Not surprisingly, Atalanta Fish Markets reigns as Atlanta's best spot to eat freshly-caught fish, which is flown in from the coast to this Buckhead spot every day. It's not possible to go cheap here (I mean, what do you expect of a restaurant with an enormous, extravagant fish sculpture in its parking lot), but that's due to large portions and top-notch quality. You can simply choose a fresh fish and the way you'd like it prepared, choose a main course like smoked Scottish salmon with asparagus on the side, or delve outside European territory and get a few sushi rolls for the table.
A chic yet comfortable Buckhead establishment, Aria offers a menu featuring modern American fare that changes seasonally. In the summer months, you can't go wrong with the butter-braised lobster, black truffle potatoes, and broccoli mousseline, especially when you pair it with one of their craft cocktails, like the Ten Too Late (gin, tea, honey, lemon). Aria has a much more casual feel than its first decade and a half (swapping all white everything for warmer hues), but it's retained the elegance that makes it a prime date spot.

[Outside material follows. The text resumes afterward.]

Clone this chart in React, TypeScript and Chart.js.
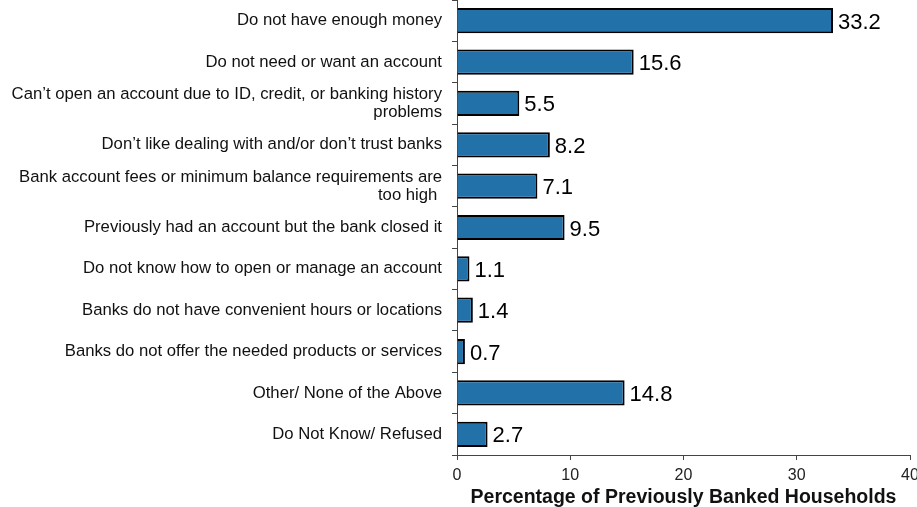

You can eat pretty much whatever you want at Landmark: breakfast, sandwiches, burgers, steak, Italian. It is a diner, after all. And a comedy club, too, actually -- housed in the back of the space. You can also stop in whenever you want: it's open 24 hours and is always abuzz with customers. No matter what you order, you're getting tasty food at diner quality and price, plus a side of laughs if you stop in The Punchline.